ML is a type of artificial intelligence that allows machines to learn from data without being explicitly programmed. It does this by optimising model parameters (i.e. internal variables) through calculations, such that the model’s behaviour reflects the data or experience.
NLP is a field within AI that uses ML techniques, enabling machines to understand the way humans speak and write, so that they can analyse it and, in some cases, respond. NLP is commonly used in decoding and assigning meaning to human linguistic behaviours for other purposes. As shown below, there are multiple methods of NLP, such as sentiment analysis, speech recognition, part of speech tagging, machine translation, optical character recognition, semantic search, natural language generation and affective computing.
Sentiment Analysis - Determining what kind of emotion the piece of text is trying to convey.
Speech recognition - Distinguishing speech from other types of audio.
Part of Speech Tagging - Recognising individual words and the context they are used in to get the correct understanding of a piece of text.
Machine Translation - Translating from one language to another.
Optical character recognition - Recognising and extracting text from a non-standard format like an image and making it editable.
Semantic search - Using context and intelligent learning to provide better results.
Natural language generation - Taking structured data and transforming it into sentences that mimic human sounding speech.
Affective computing - Analyses emotions based on the data fed to it such as speech, faces, body physiology before returning a response.
The use of NLP is essential for effective and automated communications surveillance. Without NLP, surveillance teams can only survey firm-wide communications in an extremely basic and inefficient way. If NLP is employed, surveillance teams can search and analyse voice recordings with minimal human intervention, significantly reducing costs and increasing efficacy, and accurately analyse and search a far greater volume of data in a much shorter timeframe compared to traditional database systems.
Using NLP technology, surveillance teams can automatically transcribe voice recordings with a high degree of accuracy to filter out irrelevant text and to perform enhanced lexicographical searching over and above what can be done with simple lexicons by recognising abbreviations, dialect, misspellings, grammatical errors, common slang, jargon and parlance. NLP can also be used to automate the reduction of long-form text to concise summaries.
Email threading is a key use case that utilises both AI and ML techniques. With this, series of emails are organised into a single thread, or conversation, in an email inbox.
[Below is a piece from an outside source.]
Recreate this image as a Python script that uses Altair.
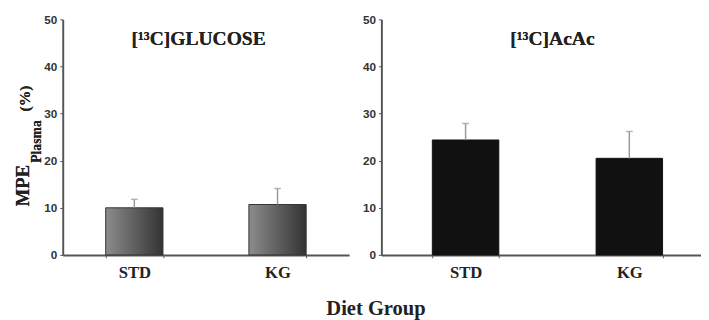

ML and NLP techniques are used to reduce the amount of data that needs to reviewed manually by recognising when emails are all part of the same conversation, grouping them accordingly.
To recognise an email as an email and to subsequently group it into a thread, an email must always contain an “Email From” field and at least one of the following fields: “Email To”; “Email Subject”; “Email CC”; “Email BCC” or “Sent Date”.
Email threading is an effective method for communications surveillance because it allows users to track the history of a conversation, providing context for each message. This is crucial for understanding the flow of communication, who is involved, and the key topics being discussed.
Another benefit of email threading that it makes it easier to filter irrelevant or repetitive communications. This is especially useful in large-scale surveillance, where multiple threads can be assessed simultaneously to identify suspicious activity, detect trends, or uncover hidden connections. For example, spam filtering can be extended to filter content that is not of concern to compliance teams and conversation threading across media other than e-mail. Irrelevant files can be eliminated from the raw data set before they are included in subsequent analytical processes using a variety of preliminary filters.
Email chains can be broken down into two types of data – inclusive and non-inclusive. Inclusive data are unique contents and attachments that do not feature in other emails. Non-inclusive data is data that is non-unique and does feature in other emails. When unexpected inclusive emails are seen, that could be a sign to start communications surveillance to understand what has happened.
Surveillance is inherently data driven, and the volume, complexity and diversity of data can be extremely high – particularly for unstructured, non-numerical communications – and traditional database and analysis technologies can struggle to manage, query and analyse efficiently. However, not only do AI processes potentially enhance and improve surveillance processes, but they also represent a comparatively ‘safe space’ for institutions to introduce this kind of new technology.